-- EXERCISE DIRECTIONS --
In the material below, please retype the lines from the very first through the one with "910, 920, 930, 940, 950, 960, 970, 980, 990, 1000];", exactly and without pictures.

-- SOURCE DATA --
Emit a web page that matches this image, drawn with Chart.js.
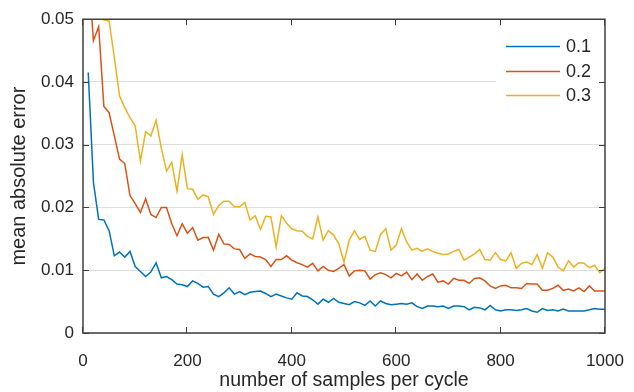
<!DOCTYPE html>
<html>
<head>
<meta charset="utf-8">
<script src="https://cdn.jsdelivr.net/npm/chart.js@4.4.1/dist/chart.umd.min.js"></script>
<style>
  body { margin: 0; background: #fff; }
</style>
</head>
<body>
<canvas id="mae-canvas" width="634" height="392"></canvas>
<script>
// samples per cycle (x)
const samples = [10, 20, 30, 40, 50, 60, 70, 80, 90, 100,
  110, 120, 130, 140, 150, 160, 170, 180, 190, 200,
  210, 220, 230, 240, 250, 260, 270, 280, 290, 300,
  310, 320, 330, 340, 350, 360, 370, 380, 390, 400,
  410, 420, 430, 440, 450, 460, 470, 480, 490, 500,
  510, 520, 530, 540, 550, 560, 570, 580, 590, 600,
  610, 620, 630, 640, 650, 660, 670, 680, 690, 700,
  710, 720, 730, 740, 750, 760, 770, 780, 790, 800,
  810, 820, 830, 840, 850, 860, 870, 880, 890, 900,
  910, 920, 930, 940, 950, 960, 970, 980, 990, 1000];

// mean absolute error
const mae01 = [0.0415, 0.0240, 0.0181, 0.0180, 0.0163, 0.0123, 0.0129, 0.0121, 0.0130, 0.0106,
  0.0098, 0.0090, 0.0097, 0.0112, 0.0088, 0.0090, 0.0085, 0.0078, 0.0077, 0.0074,
  0.0083, 0.0079, 0.0073, 0.0074, 0.0062, 0.0058, 0.0064, 0.0072, 0.0062, 0.0066,
  0.0061, 0.0065, 0.0066, 0.0067, 0.0063, 0.0058, 0.0062, 0.0059, 0.0056, 0.0054,
  0.0064, 0.0059, 0.0058, 0.0053, 0.0046, 0.0054, 0.0049, 0.0055, 0.0049, 0.0047,
  0.0045, 0.0050, 0.0048, 0.0044, 0.0051, 0.0043, 0.0051, 0.0047, 0.0045, 0.0046,
  0.0047, 0.0046, 0.0048, 0.0042, 0.0039, 0.0043, 0.0043, 0.0042, 0.0043, 0.0039,
  0.0043, 0.0043, 0.0042, 0.0037, 0.0041, 0.0040, 0.0037, 0.0044, 0.0037, 0.0035,
  0.0037, 0.0037, 0.0036, 0.0037, 0.0039, 0.0035, 0.0033, 0.0039, 0.0036, 0.0037,
  0.0035, 0.0038, 0.0035, 0.0035, 0.0035, 0.0035, 0.0037, 0.0039, 0.0038, 0.0038];

const mae02 = [0.0580, 0.0466, 0.0488, 0.0361, 0.0351, 0.0314, 0.0277, 0.0270, 0.0219, 0.0206,
  0.0192, 0.0214, 0.0189, 0.0184, 0.0200, 0.0200, 0.0174, 0.0155, 0.0174, 0.0159,
  0.0168, 0.0148, 0.0152, 0.0152, 0.0132, 0.0157, 0.0142, 0.0141, 0.0134, 0.0133,
  0.0119, 0.0126, 0.0122, 0.0121, 0.0117, 0.0106, 0.0117, 0.0117, 0.0123, 0.0116,
  0.0112, 0.0109, 0.0105, 0.0111, 0.0099, 0.0106, 0.0100, 0.0098, 0.0103, 0.0109,
  0.0091, 0.0099, 0.0100, 0.0099, 0.0086, 0.0093, 0.0096, 0.0093, 0.0088, 0.0095,
  0.0091, 0.0097, 0.0085, 0.0094, 0.0084, 0.0090, 0.0094, 0.0081, 0.0083, 0.0078,
  0.0087, 0.0084, 0.0084, 0.0079, 0.0087, 0.0088, 0.0083, 0.0075, 0.0071, 0.0075,
  0.0076, 0.0072, 0.0072, 0.0071, 0.0079, 0.0078, 0.0078, 0.0068, 0.0068, 0.0071,
  0.0076, 0.0068, 0.0070, 0.0067, 0.0072, 0.0066, 0.0075, 0.0067, 0.0067, 0.0067];

const mae03 = [0.0700, 0.0620, 0.0560, 0.0499, 0.0497, 0.0439, 0.0378, 0.0359, 0.0343, 0.0330,
  0.0274, 0.0321, 0.0314, 0.0339, 0.0295, 0.0258, 0.0272, 0.0226, 0.0284, 0.0230,
  0.0229, 0.0213, 0.0220, 0.0217, 0.0189, 0.0203, 0.0210, 0.0210, 0.0201, 0.0201,
  0.0208, 0.0180, 0.0187, 0.0165, 0.0186, 0.0185, 0.0137, 0.0187, 0.0175, 0.0166,
  0.0163, 0.0162, 0.0154, 0.0150, 0.0185, 0.0148, 0.0163, 0.0156, 0.0142, 0.0113,
  0.0148, 0.0163, 0.0149, 0.0154, 0.0132, 0.0130, 0.0157, 0.0166, 0.0132, 0.0140,
  0.0166, 0.0145, 0.0132, 0.0135, 0.0130, 0.0134, 0.0130, 0.0127, 0.0125, 0.0126,
  0.0130, 0.0133, 0.0116, 0.0121, 0.0126, 0.0133, 0.0117, 0.0116, 0.0128, 0.0117,
  0.0115, 0.0128, 0.0103, 0.0111, 0.0113, 0.0109, 0.0125, 0.0103, 0.0128, 0.0121,
  0.0105, 0.0099, 0.0115, 0.0105, 0.0112, 0.0111, 0.0104, 0.0108, 0.0096, 0.0103];

const seriesLabels = ['0.1', '0.2', '0.3'];
const seriesColors = ['#0072BD', '#D95319', '#EDB120'];

const xTicks = [0, 200, 400, 600, 800, 1000];
const xTickLabels = ['0', '200', '400', '600', '800', '1000'];
const yTicks = [0, 0.01, 0.02, 0.03, 0.04, 0.05];
const yTickLabels = ['0', '0.01', '0.02', '0.03', '0.04', '0.05'];

const FONT = '"Liberation Sans", Arial, Helvetica, sans-serif';
const TEXT = '#262626';
const AXIS = '#404040';

function toPoints(values) {
    return values.map((v, i) => ({ x: samples[i], y: v }));
}

// legend inside the axes plus a matlab-like box with inward ticks
const axesBoxPlugin = {
    id: 'axesBox',
    afterDraw(chart) {
        const c = chart.ctx;
        const a = chart.chartArea;
        const L = a.left, R = a.right, T = a.top, B = a.bottom;

        c.save();
        // legend
        c.fillStyle = '#fff';
        c.fillRect(R - 109, T + 10, 107, 82);
        c.font = '18px ' + FONT;
        c.textBaseline = 'middle';
        chart.data.datasets.forEach((ds, i) => {
            const y = Math.round(T + 27 + i * 24.5) + 0.5;
            c.strokeStyle = ds.borderColor;
            c.lineWidth = 1.5;
            c.beginPath();
            c.moveTo(R - 99, y);
            c.lineTo(R - 45, y);
            c.stroke();
            c.fillStyle = TEXT;
            c.fillText(ds.label, R - 39, y + 1);
        });

        // box edges, stroked like the series lines
        c.strokeStyle = AXIS;
        c.lineWidth = 1.5;
        c.lineCap = 'square';
        c.beginPath();
        c.moveTo(L, T); c.lineTo(R, T);
        c.lineTo(R, B); c.lineTo(L, B);
        c.closePath();
        c.stroke();

        // inward ticks
        c.lineWidth = 1;
        c.lineCap = 'butt';
        c.beginPath();
        xTicks.forEach(v => {
            const x = Math.round(chart.scales.x.getPixelForValue(v)) - 0.5;
            c.moveTo(x, B); c.lineTo(x, B - 6);
            c.moveTo(x, T); c.lineTo(x, T + 6);
        });
        yTicks.forEach(v => {
            const y = Math.round(chart.scales.y.getPixelForValue(v)) + 0.5;
            c.moveTo(L, y); c.lineTo(L + 6, y);
            c.moveTo(R, y); c.lineTo(R - 6, y);
        });
        c.stroke();
        c.restore();
    }
};

new Chart(document.getElementById('mae-canvas').getContext('2d'), {
    type: 'line',
    data: {
        datasets: [mae01, mae02, mae03].map((vals, i) => ({
            label: seriesLabels[i],
            data: toPoints(vals),
            borderColor: seriesColors[i],
            backgroundColor: seriesColors[i],
            borderWidth: 1.5,
            pointRadius: 0,
            tension: 0,
            fill: false
        }))
    },
    options: {
        responsive: false,
        animation: false,
        layout: { padding: { top: 18, right: 29, left: 0, bottom: 0 } },
        plugins: {
            legend: { display: false },
            tooltip: { enabled: false }
        },
        scales: {
            x: {
                type: 'linear',
                min: 0,
                max: 1000,
                afterBuildTicks: s => { s.ticks = xTicks.map(v => ({ value: v })); },
                afterFit: s => { s.height = 59; },
                ticks: {
                    padding: 10,
                    maxRotation: 0,
                    color: TEXT,
                    font: { size: 17, family: FONT },
                    callback: v => xTickLabels[xTicks.indexOf(v)]
                },
                grid: { display: false },
                border: { display: false },
                title: {
                    display: true,
                    text: 'number of samples per cycle',
                    color: TEXT,
                    font: { size: 19.5, family: FONT },
                    padding: { top: 0, bottom: 0 }
                }
            },
            y: {
                min: 0,
                max: 0.05,
                afterBuildTicks: s => { s.ticks = yTicks.map(v => ({ value: v })); },
                afterFit: s => { s.width = 83; },
                ticks: {
                    padding: 9,
                    color: TEXT,
                    font: { size: 17, family: FONT },
                    callback: v => yTickLabels[yTicks.indexOf(v)]
                },
                grid: { color: '#dedede', lineWidth: 1, drawTicks: false },
                border: { display: false },
                title: {
                    display: true,
                    text: 'mean absolute error',
                    color: TEXT,
                    font: { size: 20, family: FONT },
                    padding: { top: 7, bottom: 0 }
                }
            }
        }
    },
    plugins: [axesBoxPlugin]
});
</script>
</body>
</html>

-- OUTPUT FOR THIS TASK --
Emit a web page that matches this image, drawn with Chart.js.
<!DOCTYPE html>
<html>
<head>
<meta charset="utf-8">
<script src="https://cdn.jsdelivr.net/npm/chart.js@4.4.1/dist/chart.umd.min.js"></script>
<style>
  body { margin: 0; background: #fff; }
</style>
</head>
<body>
<canvas id="mae-canvas" width="634" height="392"></canvas>
<script>
// samples per cycle (x)
const samples = [10, 20, 30, 40, 50, 60, 70, 80, 90, 100,
  110, 120, 130, 140, 150, 160, 170, 180, 190, 200,
  210, 220, 230, 240, 250, 260, 270, 280, 290, 300,
  310, 320, 330, 340, 350, 360, 370, 380, 390, 400,
  410, 420, 430, 440, 450, 460, 470, 480, 490, 500,
  510, 520, 530, 540, 550, 560, 570, 580, 590, 600,
  610, 620, 630, 640, 650, 660, 670, 680, 690, 700,
  710, 720, 730, 740, 750, 760, 770, 780, 790, 800,
  810, 820, 830, 840, 850, 860, 870, 880, 890, 900,
  910, 920, 930, 940, 950, 960, 970, 980, 990, 1000];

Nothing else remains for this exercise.